Pons: Der Krieg in der Ukraine ist jedoch ein Fall, bei dem wir uns fast alle einig sind.
Lamy: Aber die Europäer haben zunächst nicht dieselben Albträume geteilt. Balten
und Polen haben vor dem russischen Bären gewarnt. Und andere wie Deutschland und Frankreich haben gebremst. Wir können nicht darauf warten, dass Albträume wahr werden, bevor wir sie teilen.
Kann Europa unter diesen Umständen seinen globalen Einfluss sichern?
Lamy: Das glaube ich schon, auch wenn unser Wachstum aufgrund der demografischen Situation niedriger ist als anderswo. Wir haben Potenzial, etwa in der Wissenschaft, und wir haben einen enormen emotionalen Wert für den Rest der Welt. Auch wenn viele Europa wegen seiner Vergangenheit kritisieren, glaubt noch immer eine überwältigende Mehrheit der Menschen auf der Welt, dass Europa ein guter Ort zum Leben ist. Es geht um den spezifischen Mix aus Demokratie und einer milderen Version des Kapitalismus. Die Glückskapazität ist nach wie vor ein sehr großer Vorteil von Europa.
Pons: Im Vergleich mit dem Rest der Welt ist Europa grün, sozial und demokratisch.

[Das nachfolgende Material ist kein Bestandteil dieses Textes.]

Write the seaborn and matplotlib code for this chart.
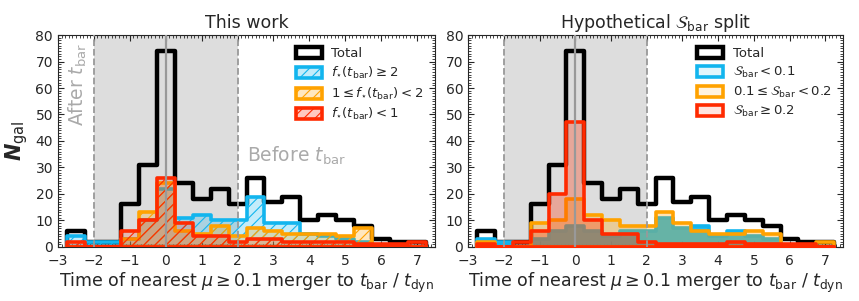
import numpy as np
import pandas as pd
import seaborn as sns
import matplotlib.pyplot as plt
from matplotlib.ticker import MultipleLocator
from matplotlib.colors import to_rgba
from matplotlib.patches import Patch

# Bin centres / edges (width 0.5 t_dyn)
bin_centers = [-2.5, -2.0, -1.5, -1.0, -0.5, 0.0, 0.5, 1.0, 1.5, 2.0,
               2.5, 3.0, 3.5, 4.0, 4.5, 5.0, 5.5, 6.0, 6.5, 7.0]
bin_edges = [-2.75, -2.25, -1.75, -1.25, -0.75, -0.25, 0.25, 0.75, 1.25, 1.75,
             2.25, 2.75, 3.25, 3.75, 4.25, 4.75, 5.25, 5.75, 6.25, 6.75, 7.25]

# Counts per bin
n_total = [6, 2, 2, 16, 31, 74, 24, 18, 22, 16, 26, 17, 19, 10, 12, 10, 8, 3, 2, 2]

# left panel: split by f*(t_bar)
n_f_high = [4, 2, 2, 3, 10, 22, 11, 12, 10, 10, 19, 9, 9, 5, 4, 3, 2, 0, 0, 0]
n_f_mid = [0, 0, 0, 3, 13, 24, 6, 5, 8, 4, 7, 6, 5, 5, 5, 4, 7, 0, 0, 0]
n_f_low = [2, 0, 0, 6, 10, 26, 9, 4, 4, 2, 3, 3, 2, 2, 2, 2, 1, 1, 1, 2]

# right panel: split by S_bar
n_s_low = [3, 2, 0, 3, 6, 8, 6, 4, 6, 6, 11, 7, 8, 4, 6, 4, 3, 0, 0, 0]
n_s_mid = [2, 0, 0, 9, 10, 18, 12, 10, 8, 8, 13, 9, 6, 5, 5, 6, 5, 0, 0, 2]
n_s_high = [1, 0, 2, 6, 20, 47, 10, 5, 5, 2, 1, 1, 1, 1, 2, 1, 1, 1, 1, 0]

c_blue = '#12b5ee'
c_orange = '#ffa200'
c_red = '#ff2a00'

sns.set_style('ticks')
plt.rcParams['font.family'] = ['DejaVu Sans']
plt.rcParams['mathtext.fontset'] = 'dejavusans'
plt.rcParams['hatch.linewidth'] = 0.8

fig = plt.figure(figsize=(8.59, 3.01), dpi=100)
ax1 = fig.add_axes([0.0675, 0.18, 0.439, 0.7035])
ax2 = fig.add_axes([0.545, 0.18, 0.4365, 0.7035])


def hist(ax, counts, color, alpha, hatch=None, lw=2.6, z=3):
    df = pd.DataFrame({'t': bin_centers, 'n': counts})
    fc = 'none' if alpha == 0 else to_rgba(color, alpha)
    sns.histplot(data=df, x='t', weights='n', bins=bin_edges, element='step',
                 fill=True, color=color, facecolor=fc, edgecolor=color,
                 linewidth=lw, hatch=hatch, ax=ax, zorder=z)


def decorate(ax, title, labels, hatch, face_alpha):
    ax.axvspan(-2, 2, color='#dddddd', zorder=0, lw=0)
    ax.axvline(-2, color='#999999', ls='--', lw=1.3, zorder=6)
    ax.axvline(2, color='#999999', ls='--', lw=1.3, zorder=6)
    ax.axvline(0, color='#999999', ls='-', lw=1.6, zorder=6)
    ax.set_xlim(-3, 7.5)
    ax.set_ylim(0, 80)
    ax.xaxis.set_major_locator(MultipleLocator(1))
    ax.xaxis.set_minor_locator(MultipleLocator(0.1))
    ax.yaxis.set_major_locator(MultipleLocator(10))
    ax.yaxis.set_minor_locator(MultipleLocator(1))
    ax.tick_params(which='both', direction='in', top=True, right=True, labelsize=10)
    ax.tick_params(which='major', length=4, width=0.8)
    ax.tick_params(which='minor', length=2, width=0.6)
    ax.tick_params(axis='x', pad=5)
    ax.set_title(title, fontsize=12.5, pad=5)
    ax.set_xlabel(r'Time of nearest $\mu \geq 0.1$ merger to $t_{\rm bar}$ / $t_{\rm dyn}$',
                  fontsize=12.5, labelpad=2)
    ax.set_ylabel('')
    colors = ['black', c_blue, c_orange, c_red]
    handles = [Patch(facecolor='white', edgecolor='black', linewidth=3.2)]
    for c in colors[1:]:
        handles.append(Patch(facecolor=to_rgba(c, face_alpha), edgecolor=c,
                             linewidth=2.6, hatch=hatch))
    ax.legend(handles, labels, loc='upper right', bbox_to_anchor=(0.99, 0.98),
              frameon=False, fontsize=9.5, handlelength=2.0, handleheight=0.9,
              labelspacing=0.35, handletextpad=0.7, borderaxespad=0.2)


# Left panel
hist(ax1, n_total, 'black', 0, lw=3.2, z=2)
hist(ax1, n_f_high, c_blue, 0.25, hatch='///')
hist(ax1, n_f_mid, c_orange, 0.25, hatch='///', z=4)
hist(ax1, n_f_low, c_red, 0.2, hatch='///', z=5)
decorate(ax1, 'This work',
         ['Total', r'$f_{\star}(t_{\rm bar}) \geq 2$',
          r'$1 \leq f_{\star}(t_{\rm bar}) < 2$', r'$f_{\star}(t_{\rm bar}) < 1$'],
         '///', 0.25)
ax1.set_ylabel(r'$\mathbfit{N}_{\rm gal}$', fontsize=15, labelpad=4)
ax1.text(-2.45, 77, r'After $t_{\rm bar}$', rotation=90, ha='center', va='top',
         color='#aaaaaa', fontsize=13.5)
ax1.text(2.25, 34.5, r'Before $t_{\rm bar}$', ha='left', va='center',
         color='#aaaaaa', fontsize=13.5)

# Right panel
hist(ax2, n_total, 'black', 0, lw=3.2, z=2)
hist(ax2, n_s_low, c_blue, 0.92)
hist(ax2, n_s_mid, c_orange, 0.3, z=4)
hist(ax2, n_s_high, c_red, 0.3, z=5)
decorate(ax2, r'Hypothetical $\mathcal{S}_{\rm bar}$ split',
         ['Total', r'$\mathcal{S}_{\rm bar} < 0.1$',
          r'$0.1 \leq \mathcal{S}_{\rm bar} < 0.2$', r'$\mathcal{S}_{\rm bar} \geq 0.2$'],
         None, 0.12)

fig.savefig('out.png', dpi=100)
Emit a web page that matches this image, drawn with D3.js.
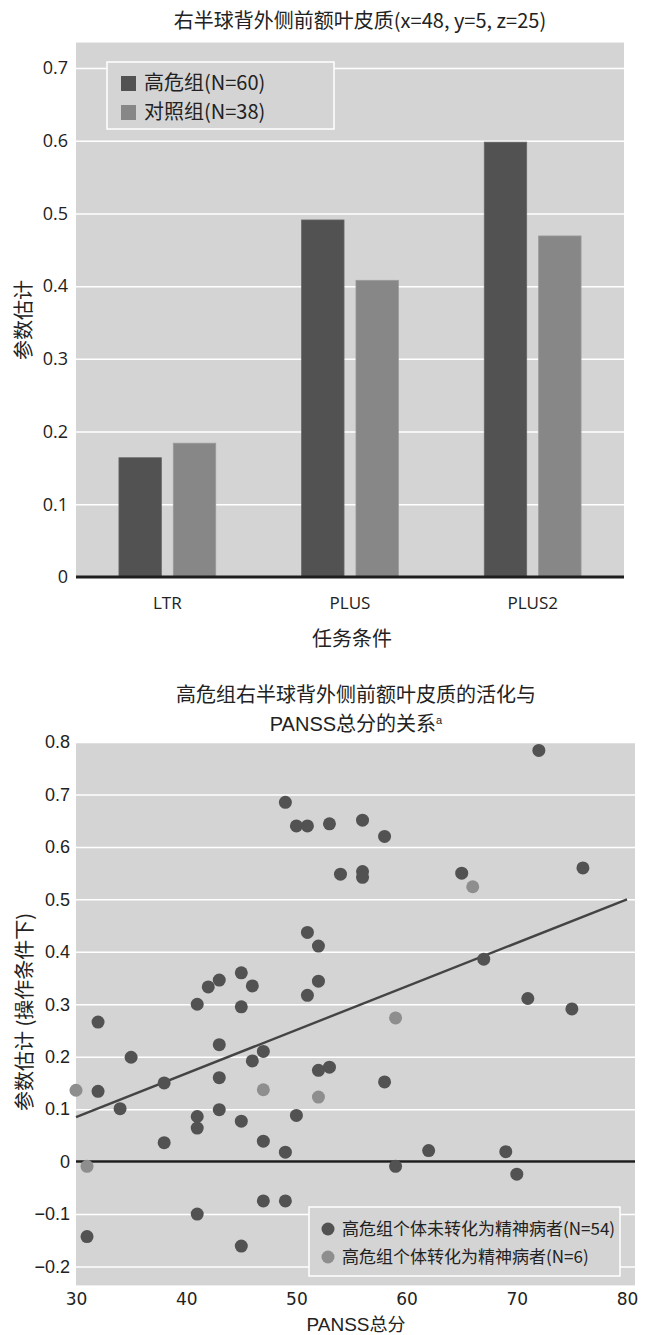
<!DOCTYPE html>
<html>
<head>
<meta charset="utf-8">
<script src="https://cdn.jsdelivr.net/npm/d3@7"></script>
<style>
  body { margin: 0; background: #fff; }
  svg { display: block; }
  .cjk { font-family: "Noto Sans CJK SC", "Noto Sans", sans-serif; }
</style>
</head>
<body>
<div id="chart"></div>
<script>
// ---- top chart data ----
var conditions = ['LTR', 'PLUS', 'PLUS2'];
var groups = ['高危组(N=60)', '对照组(N=38)'];
var highRisk = [0.164, 0.491, 0.598];
var control = [0.184, 0.408, 0.469];
var barTicks = [0, 0.1, 0.2, 0.3, 0.4, 0.5, 0.6, 0.7];

// ---- bottom chart data ----
var panssNon = [49, 50, 51, 53, 72, 56, 58, 54, 56, 56, 65, 76, 51, 52, 52, 51, 41, 42,
    43, 45, 46, 45, 32, 67, 71, 75, 35, 32, 34, 38, 38, 31, 43, 43, 43, 41, 41, 45,
    47, 46, 47, 49, 50, 47, 49, 41, 45, 52, 53, 58, 62, 69, 59, 70];
var estNon = [0.685, 0.640, 0.640, 0.644, 0.784, 0.651, 0.620, 0.548, 0.553, 0.542, 0.550,
    0.560, 0.437, 0.411, 0.344, 0.317, 0.300, 0.333, 0.346, 0.360, 0.335, 0.295, 0.266,
    0.386, 0.311, 0.291, 0.199, 0.134, 0.101, 0.150, 0.036, -0.143, 0.223, 0.160, 0.099,
    0.086, 0.064, 0.077, 0.210, 0.192, 0.039, 0.018, 0.088, -0.075, -0.075, -0.100,
    -0.161, 0.174, 0.180, 0.152, 0.021, 0.019, -0.009, -0.024];
var panssConv = [30, 31, 47, 52, 59, 66];
var estConv = [0.136, -0.009, 0.137, 0.123, 0.274, 0.524];
var fitX = [30, 80];
var fitY = [0.085, 0.50];
var scatterYTicks = [-0.2, -0.1, 0, 0.1, 0.2, 0.3, 0.4, 0.5, 0.6, 0.7, 0.8];
var scatterXTicks = [30, 40, 50, 60, 70, 80];
var scatterLegend = ['高危组个体未转化为精神病者(N=54)', '高危组个体转化为精神病者(N=6)'];

var dark = '#525252', light = '#878787', bg = '#d4d4d4';

var svg = d3.select('#chart').append('svg')
    .attr('width', 646)
    .attr('height', 1335);

// ================= top: bar chart =================
var x0 = d3.scaleBand().domain(conditions).range([76, 624]);
var x1 = d3.scaleBand().domain([0, 1]).range([0, x0.bandwidth()])
    .paddingInner(0.22).paddingOuter(0.79);
var yTop = d3.scaleLinear().domain([0, 0.7]).range([577, 68]);

svg.append('text')
    .attr('class', 'cjk')
    .attr('x', 360).attr('y', 28)
    .attr('text-anchor', 'middle')
    .style('font-size', '20px')
    .style('fill', '#222')
    .text('右半球背外侧前额叶皮质(x=48, y=5, z=25)');

svg.append('rect')
    .attr('x', 76).attr('y', yTop(0.735))
    .attr('width', 548).attr('height', yTop(0) - yTop(0.735))
    .style('fill', bg);

var topAxis = svg.append('g')
    .attr('transform', 'translate(76,0)')
    .call(d3.axisLeft(yTop).tickValues(barTicks).tickSize(-548)
        .tickFormat(function(d) { return d === 0 ? '0' : d3.format('.1f')(d); }));
topAxis.select('.domain').remove();
topAxis.selectAll('line').style('stroke', '#fff').style('stroke-width', 1.5);
topAxis.selectAll('text')
    .attr('x', -8)
    .style('font-family', '"Open Sans", sans-serif')
    .style('font-size', '18px')
    .style('fill', '#222');

var series = [highRisk, control];
svg.append('g').selectAll('g').data(conditions).enter().append('g')
    .attr('transform', function(d) { return 'translate(' + x0(d) + ',0)'; })
    .selectAll('rect')
    .data(function(d, i) { return [0, 1].map(function(s) { return { s: s, v: series[s][i] }; }); })
    .enter().append('rect')
        .attr('x', function(d) { return x1(d.s); })
        .attr('width', x1.bandwidth())
        .attr('y', function(d) { return yTop(d.v); })
        .attr('height', function(d) { return yTop(0) - yTop(d.v); })
        .style('fill', function(d) { return d.s === 0 ? dark : light; })
        .style('stroke', function(d) { return d.s === 0 ? '#666' : '#999'; })
        .style('stroke-width', 0.8);

svg.append('line')
    .attr('x1', 76).attr('x2', 624)
    .attr('y1', yTop(0)).attr('y2', yTop(0))
    .style('stroke', '#1e1e1e').style('stroke-width', 3);

var topX = svg.append('g')
    .attr('transform', 'translate(0,' + yTop(0) + ')')
    .call(d3.axisBottom(x0).tickSize(0).tickPadding(20));
topX.select('.domain').remove();
topX.selectAll('text')
    .style('font-family', '"Open Sans", sans-serif')
    .style('font-size', '17px')
    .style('fill', '#222');

svg.append('text')
    .attr('class', 'cjk')
    .attr('x', 352).attr('y', 646)
    .attr('text-anchor', 'middle')
    .style('font-size', '20px').style('fill', '#222')
    .text('任务条件');

svg.append('text')
    .attr('class', 'cjk')
    .attr('transform', 'translate(31,320) rotate(-90)')
    .attr('text-anchor', 'middle')
    .style('font-size', '20px').style('fill', '#222')
    .text('参数估计');

// legend
var lgTop = svg.append('g');
lgTop.append('rect')
    .attr('x', 107).attr('y', 62).attr('width', 227).attr('height', 67)
    .style('fill', bg).style('stroke', '#fff').style('stroke-width', 1.5);
groups.forEach(function(g, i) {
    lgTop.append('rect')
        .attr('x', 121).attr('y', 76 + i * 29).attr('width', 15).attr('height', 15)
        .style('fill', i === 0 ? dark : light);
    lgTop.append('text')
        .attr('class', 'cjk')
        .attr('x', 144).attr('y', 90 + i * 29)
        .style('font-size', '20px').style('fill', '#222')
        .text(g);
});

// ================= bottom: scatter =================
var xs = d3.scaleLinear().domain([30, 80]).range([76, 627]);
var ys = d3.scaleLinear().domain([-0.2, 0.8]).range([1266.5, 742]);

var t2 = svg.append('text')
    .attr('x', 356).attr('text-anchor', 'middle')
    .style('fill', '#222');
t2.append('tspan').attr('class', 'cjk').attr('x', 356).attr('y', 702)
    .style('font-size', '20px')
    .text('高危组右半球背外侧前额叶皮质的活化与');
var l2 = t2.append('tspan').attr('x', 356).attr('y', 731);
l2.append('tspan').style('font-family', '"Liberation Sans", Arial, sans-serif')
    .style('font-size', '20px').text('PANSS');
l2.append('tspan').attr('class', 'cjk').style('font-size', '20px').text('总分的关系');
l2.append('tspan').style('font-family', '"Liberation Sans", Arial, sans-serif')
    .style('font-size', '11px').attr('dy', -7).text('a');

svg.append('rect')
    .attr('x', 76).attr('y', ys(0.8))
    .attr('width', 559).attr('height', ys(-0.236) - ys(0.8))
    .style('fill', bg);

var sy = svg.append('g')
    .attr('transform', 'translate(76,0)')
    .call(d3.axisLeft(ys).tickValues(scatterYTicks).tickSize(-559)
        .tickFormat(function(d) { return d === 0 ? '0' : d3.format('.1f')(d); }));
sy.select('.domain').remove();
sy.selectAll('line').style('stroke', '#fff').style('stroke-width', 1.5);
sy.selectAll('text')
    .attr('x', -6)
    .style('font-family', '"Liberation Sans", Arial, sans-serif')
    .style('font-size', '18px')
    .style('fill', '#222');

svg.append('line')
    .attr('x1', 76).attr('x2', 635)
    .attr('y1', ys(0)).attr('y2', ys(0))
    .style('stroke', '#1e1e1e').style('stroke-width', 2.5);

var sx = svg.append('g')
    .attr('transform', 'translate(0,' + ys(-0.236) + ')')
    .call(d3.axisBottom(xs).tickValues(scatterXTicks).tickSize(0).tickPadding(8));
sx.select('.domain').remove();
sx.selectAll('text')
    .style('font-family', '"DejaVu Sans", sans-serif')
    .style('font-size', '17px')
    .style('fill', '#222');

var xl = svg.append('text')
    .attr('x', 356).attr('y', 1331)
    .attr('text-anchor', 'middle')
    .style('fill', '#222');
xl.append('tspan').style('font-family', '"Liberation Sans", Arial, sans-serif')
    .style('font-size', '19px').text('PANSS');
xl.append('tspan').attr('class', 'cjk').style('font-size', '18px').text('总分');

svg.append('text')
    .attr('class', 'cjk')
    .attr('transform', 'translate(32,1012) rotate(-90)')
    .attr('text-anchor', 'middle')
    .style('font-size', '20px').style('fill', '#222')
    .text('参数估计 (操作条件下)');

// regression line
svg.append('path')
    .datum(fitX.map(function(v, i) { return [v, fitY[i]]; }))
    .attr('d', d3.line().x(function(d) { return xs(d[0]); }).y(function(d) { return ys(d[1]); }))
    .style('stroke', '#444').style('stroke-width', 2.4).style('fill', 'none');

svg.append('g').selectAll('circle')
    .data(panssNon.map(function(v, i) { return [v, estNon[i]]; }))
    .enter().append('circle')
        .attr('cx', function(d) { return xs(d[0]); })
        .attr('cy', function(d) { return ys(d[1]); })
        .attr('r', 6.5)
        .style('fill', dark);

svg.append('g').selectAll('circle')
    .data(panssConv.map(function(v, i) { return [v, estConv[i]]; }))
    .enter().append('circle')
        .attr('cx', function(d) { return xs(d[0]); })
        .attr('cy', function(d) { return ys(d[1]); })
        .attr('r', 6.5)
        .style('fill', '#8e8e8e');

// legend
var lgB = svg.append('g');
lgB.append('rect')
    .attr('x', 309).attr('y', 1207).attr('width', 311).attr('height', 69)
    .style('fill', bg).style('stroke', '#fff').style('stroke-width', 1.5);
scatterLegend.forEach(function(t, i) {
    lgB.append('circle')
        .attr('cx', 328).attr('cy', 1229 + i * 28).attr('r', 6.5)
        .style('fill', i === 0 ? dark : '#8e8e8e');
    lgB.append('text')
        .attr('class', 'cjk')
        .attr('x', 342).attr('y', 1235 + i * 28)
        .style('font-size', '17px').style('fill', '#222')
        .text(t);
});
</script>
</body>
</html>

Das macht unsere Identität aus. Aber wir werden an Stärke verlieren, wenn wir an Bevölkerung verlieren. Wir sollten offener sein für Migration. Migration ist durch den Klimawandel bereits eine Notwendigkeit. Man kann nicht in einem Land leben, in dem es kein Wasser mehr gibt. Zugleich gibt es mit der EU eine Region, die Macht verliert, wenn die Bevölkerung weiter schrumpft. Es ist also nicht allein eine Frage von Verpflichtung und Kapazität, sondern auch von eigenen Interessen.